El armazón del arte ibérico, en definitiva, ha ido adquiriendo consistencia, pero sin que falten problemas, ni que, precisamente por el progreso en bastantes cosas, se hagan muy visibles determinadas lagunas. Una de éstas es la que origina un deficiente conocimiento de aspectos tan principales como la urbanística y la arquitectura. Sobre todo en comparación con la relevancia que iba mostrando con el progreso del conocimiento de las esculturas o incluso las llamadas artes menores. Pero la arquitectura seguía resultando muy pobre o escasamente documentada.
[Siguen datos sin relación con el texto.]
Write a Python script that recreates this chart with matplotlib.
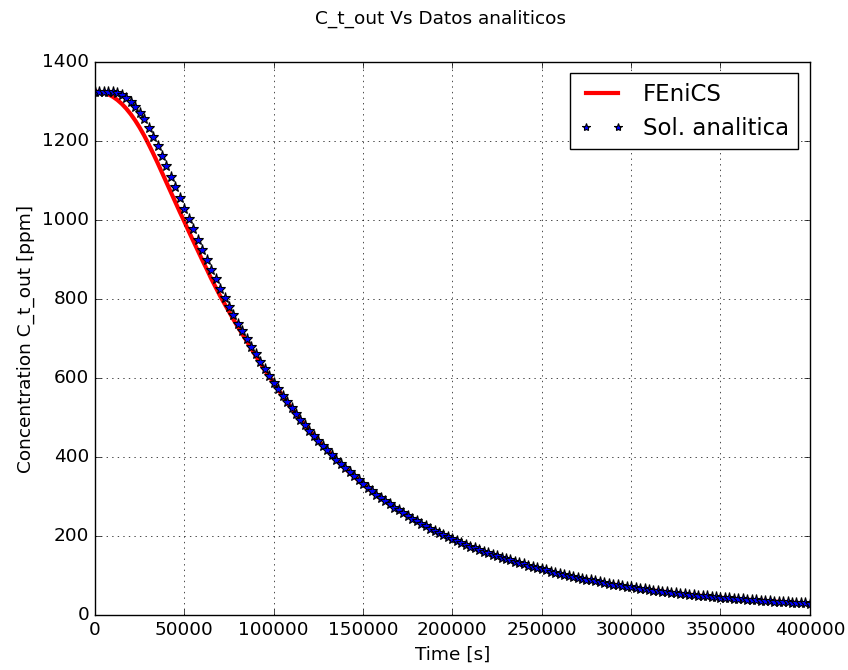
import numpy as np
import matplotlib
matplotlib.use("Agg")
import matplotlib.pyplot as plt

plt.style.use('classic')
plt.rcParams['font.size'] = 13.3

# analytic solution, one star every 2500 s
t_sol = np.arange(0, 400001, 2500)
c_sol = [1325, 1325, 1325, 1325, 1324, 1321, 1316, 1308, 1298, 1286,
         1272, 1255, 1234, 1211, 1187, 1162, 1136, 1110, 1083, 1056,
         1029, 1002, 976, 950, 924, 899, 874, 850, 826, 803,
         781, 759, 738, 718, 698, 679, 660, 641, 623, 605,
         588, 571, 555, 539, 524, 509, 495, 481, 467, 454,
         441, 429, 417, 405, 393, 382, 371, 361, 351, 341,
         331, 322, 313, 304, 296, 288, 280, 272, 265, 258,
         251, 244, 237, 231, 225, 219, 213, 207, 202, 197,
         192, 187.2, 182.5, 178.0, 173.5, 169.2, 165.0, 160.8, 156.8, 152.9,
         149.1, 145.3, 141.7, 138.2, 134.7, 131.4, 128.1, 124.9, 121.8, 118.7,
         115.7, 112.8, 110.0, 107.3, 104.6, 102.0, 99.4, 97.0, 94.5, 92.2,
         89.9, 87.6, 85.4, 83.3, 81.2, 79.2, 77.2, 75.3, 73.4, 71.6,
         69.8, 68.2, 66.6, 65.1, 63.6, 62.1, 60.7, 59.3, 57.9, 56.6,
         55.3, 54.0, 52.8, 51.6, 50.4, 49.2, 48.1, 47.0, 45.9, 44.9,
         43.8, 42.9, 42.0, 41.1, 40.3, 39.5, 38.7, 37.9, 37.1, 36.3,
         35.6, 34.8, 34.1, 33.4, 32.7, 32.1, 31.4, 30.8, 30.1, 29.5,
         28.9]

# FEniCS result (same grid, first 100000 s differ, after that it matches)
c_fenics_start = [1325, 1324, 1322, 1318, 1312, 1304, 1294, 1282, 1268, 1252,
                  1234, 1214, 1192, 1169, 1145, 1120, 1095, 1070, 1045, 1020,
                  996, 971, 947, 923, 899, 876, 852, 830, 808, 788,
                  768, 748, 729, 711, 693, 674, 656, 638, 620, 604]
c_fenics = c_fenics_start + c_sol[len(c_fenics_start):]

fig = plt.figure(figsize=(8.48, 6.7), dpi=100)
ax = fig.add_axes([0.112, 0.082, 0.843, 0.8255])

ax.plot(t_sol, c_fenics, color='red', lw=3, label='FEniCS')
ax.plot(t_sol, c_sol, linestyle='none', marker='*', ms=8, mfc='blue',
        mec='black', mew=0.8, label='Sol. analitica')

ax.set_xlim(0, 400000)
ax.set_ylim(0, 1400)
ax.grid(True)
ax.set_xlabel('Time [s]')
ax.set_ylabel('Concentration C_t_out [ppm]')
fig.suptitle('C_t_out Vs Datos analiticos', x=0.519, y=0.986, fontsize=13.3)
leg = ax.legend(loc=1, prop={'size': 16.5}, markerscale=0.75)

fig.savefig('out.png', dpi=100)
Las investigaciones más recientes apuntan también a un enriquecimiento en el panorama de la arquitectura. Tanto en el terreno de la arquitectura civil, como se revela en numerosos poblados, cuanto en monumentos de especial valor simbólico o religioso, entre ellos los de carácter funerario, la arquitectura ibérica muestra ya una apariencia menos alejada del nivel que la escultura y otras artes hacían presumible. En esto, también el monumento de Pozo Moro, con su compleja arquitectura y su antigüedad, es buena señal de la existencia de una arquitectura evolucionada en la cultura ibérica desde muy pronto, aunque siga siendo verdad la configuración de un panorama comparativamente pobre.